I began the project on Maundy Thursday, 5th April, so there will be a couple of posts in a hurry to catch up with where I've got to. Don't worry, I have no intention of turning this into a blog for crafters and knitters! If are interested in the details, there is a separate page. I realize that knitting blogs are desperately boring for anyone not interested in knitting.
Knitting creates space to reflect. The repetition is like telling beads on a rosary, or singng the chants in a Taize service.
This first block was so simple - just a row of "plain" stitches and then a row of "purl", the very foundation of knitting, over and over, until completed. Every so often the pattern is interrupted by the introduction of a new colour, requiring a sharpening of focus and concentration, jolting one out of the routine. Somehow, the rhythm of the routine has to be maintained while absorbing the interloping threads, so that the overall pattern of stiches and shapes is not lost.

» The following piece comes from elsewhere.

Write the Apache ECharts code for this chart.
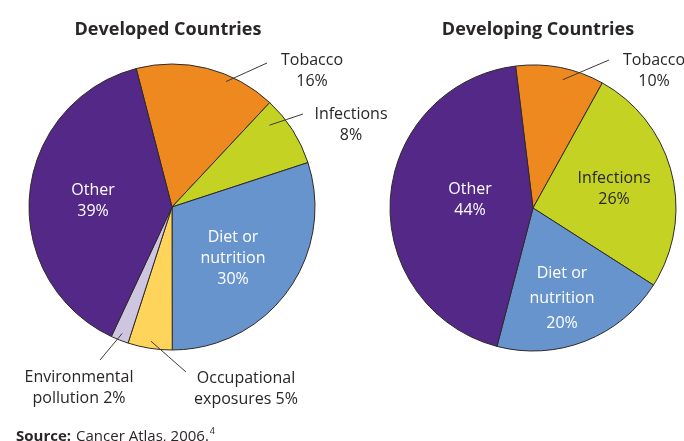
<!DOCTYPE html>
<html><head><meta charset="utf-8">
<script src="https://cdn.jsdelivr.net/npm/echarts@6/dist/echarts.min.js"></script>
<style>html,body{margin:0;padding:0;background:#fff}#c{width:684px;height:441px}</style>
</head><body><div id="c"></div>
<script>
// ---- data ----
const developedCategories = ['Tobacco', 'Infections', 'Diet or nutrition', 'Occupational exposures', 'Environmental pollution', 'Other'];
const developedValues = [16, 8, 30, 5, 2, 39];
const developingCategories = ['Tobacco', 'Infections', 'Diet or nutrition', 'Other'];
const developingValues = [10, 26, 20, 44];
const titles = ['Developed Countries', 'Developing Countries'];
// how each category name is broken into lines in the labels
const displayNames = {
  'Tobacco': 'Tobacco\n', 'Infections': 'Infections\n', 'Diet or nutrition': 'Diet or\nnutrition\n',
  'Occupational exposures': 'Occupational\nexposures ', 'Environmental pollution': 'Environmental\npollution ', 'Other': 'Other\n'
};

// ---- style ----
const FONT = '"Open Sans", "Noto Sans", sans-serif';
const TEXT = '#2a2627';
const colors = {
  'Tobacco': '#ee891f', 'Infections': '#c4d223', 'Diet or nutrition': '#6894ce',
  'Occupational exposures': '#fed55a', 'Environmental pollution': '#cec6e1', 'Other': '#542886'
};
const R = 143;
// pos: [labelX, labelY, lineEndX, lineEndY, lineHeight, anchorRotateDeg(clockwise), anchorRadiusFactor]
const pies = [
  { center: [172, 207], startAngle: 104.5,
    inside: ['Other', 'Diet or nutrition'],
    pos: { 'Tobacco': [312, 71, 267, 63, 21, 9, 0.955], 'Infections': [351, 125, 303, 114, 21, -7.5, 0.89],
           'Other': [93, 201], 'Diet or nutrition': [233, 258, null, null, 21],
           'Occupational exposures': [246, 389, 186, 372, 21, 0, 0.95], 'Environmental pollution': [79, 388, 100, 360, 21, 0, 0.95] } },
  { center: [533, 208], startAngle: 97,
    inside: ['Other', 'Diet or nutrition', 'Infections'],
    pos: { 'Tobacco': [654, 71, 609, 60, 21, 2, 0.92], 'Other': [470, 200], 'Infections': [614, 189],
           'Diet or nutrition': [562, 298, null, null, 25] } }
];
const whiteText = ['Other', 'Diet or nutrition'];

const baseLabel = { fontFamily: FONT, fontSize: 16, lineHeight: 21, color: TEXT,
                    formatter: p => displayNames[p.name] + p.value + '%' };

// visible slices with the inside labels
function makeSeries(cats, vals, pie) {
  return {
    type: 'pie', center: pie.center, radius: R, startAngle: pie.startAngle, clockwise: true,
    avoidLabelOverlap: false, silent: true, animation: false, z: 2,
    itemStyle: { borderColor: '#2e2a2b', borderWidth: 1 },
    label: Object.assign({ show: true, position: 'inside' }, baseLabel),
    labelLine: { show: false },
    data: cats.map((n, i) => {
      const inside = pie.inside.includes(n);
      const lp = pie.pos[n];
      return {
        name: n, value: vals[i], itemStyle: { color: colors[n] },
        label: inside ? { show: true, color: whiteText.includes(n) ? '#ffffff' : TEXT, lineHeight: lp[4] || 21 } : { show: false }
      };
    }),
    labelLayout: function (p) {
      const lp = pie.pos[cats[p.dataIndex]];
      return { x: lp[0], y: lp[1], align: 'center', verticalAlign: 'middle', hideOverlap: false };
    }
  };
}

// transparent overlay carrying the outside labels and their leader lines (drawn above the slices)
function makeOverlay(cats, vals, pie) {
  return {
    type: 'pie', center: pie.center, radius: R, startAngle: pie.startAngle, clockwise: true,
    avoidLabelOverlap: false, silent: true, animation: false, z: 5,
    itemStyle: { color: 'rgba(0,0,0,0)', borderWidth: 0 },
    label: Object.assign({ show: true, position: 'outside' }, baseLabel),
    labelLine: { show: true, length: 12, length2: 0, smooth: false, lineStyle: { color: '#3a3a3a', width: 1 } },
    data: cats.map((n, i) => {
      const inside = pie.inside.includes(n);
      return { name: n, value: vals[i], label: { show: !inside }, labelLine: { show: !inside } };
    }),
    labelLayout: function (p) {
      const lp = pie.pos[cats[p.dataIndex]];
      const out = { x: lp[0], y: lp[1], align: 'center', verticalAlign: 'middle', hideOverlap: false };
      if (lp[2] != null) {
        const cx = pie.center[0], cy = pie.center[1];
        let ang; // clockwise from 12 o'clock, radians
        if (p.labelLinePoints && p.labelLinePoints[0]) {
          const p0 = p.labelLinePoints[0];
          ang = Math.atan2(p0[0] - cx, -(p0[1] - cy));
        } else {
          const total = vals.reduce((s, v) => s + v, 0);
          let cum = 0; for (let k = 0; k < p.dataIndex; k++) cum += vals[k];
          ang = (90 - pie.startAngle + (cum + vals[p.dataIndex] / 2) / total * 360) * Math.PI / 180;
        }
        ang += (lp[5] || 0) * Math.PI / 180;
        const rr = (lp[6] || 0.93) * R;
        const a = [cx + rr * Math.sin(ang), cy - rr * Math.cos(ang)];
        const e = [lp[2], lp[3]];
        out.labelLinePoints = [a, [(a[0] + e[0]) / 2, (a[1] + e[1]) / 2], e];
      }
      return out;
    }
  };
}

const chart = echarts.init(document.getElementById('c'), null, { renderer: 'canvas' });
chart.setOption({
  backgroundColor: '#ffffff',
  animation: false,
  title: [
    { text: titles[0], left: 163, top: 13, textAlign: 'center',
      textStyle: { fontFamily: FONT, fontSize: 18, fontWeight: 'bold', color: TEXT, lineHeight: 24 } },
    { text: titles[1], left: 533, top: 13, textAlign: 'center',
      textStyle: { fontFamily: FONT, fontSize: 18, fontWeight: 'bold', color: TEXT, lineHeight: 24 } },
    { text: '{b|Source:} {n|Cancer Atlas, 2006.}{s|4}', left: 11, top: 422,
      textStyle: { fontWeight: 'normal', rich: {
        b: { fontFamily: FONT, fontSize: 15, fontWeight: 'bold', color: TEXT, lineHeight: 20 },
        n: { fontFamily: FONT, fontSize: 15, fontWeight: 'normal', color: TEXT, lineHeight: 20 },
        s: { fontFamily: FONT, fontSize: 9, fontWeight: 'normal', color: TEXT, verticalAlign: 'top', lineHeight: 20, padding: [0, 0, 0, 1] }
      } } }
  ],
  series: [
    makeSeries(developedCategories, developedValues, pies[0]),
    makeSeries(developingCategories, developingValues, pies[1]),
    makeOverlay(developedCategories, developedValues, pies[0]),
    makeOverlay(developingCategories, developingValues, pies[1])
  ]
});
</script>
</body></html>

The last row was not the end of the work. This pattern, a simple 6 inch square piece of fabric, resulted in over twenty loose ends to be invisibly sewn in to the reverse side. This process took nearly as much time, and a good deal more patience that the actual knitting.
From this first square, I learned that
repeating an action, or words, is calming, an aid to meditation. It frees the mind to float beyond the words or actions and pursue other lines of thought.
this freedom of thought is a fragile thing; something will come along to burst the bubble and bring you back into the present moment.
finishing something completely usually means two stages; at the end of a piece of music there is often a coda, and at then end of the knitting comes the "making good".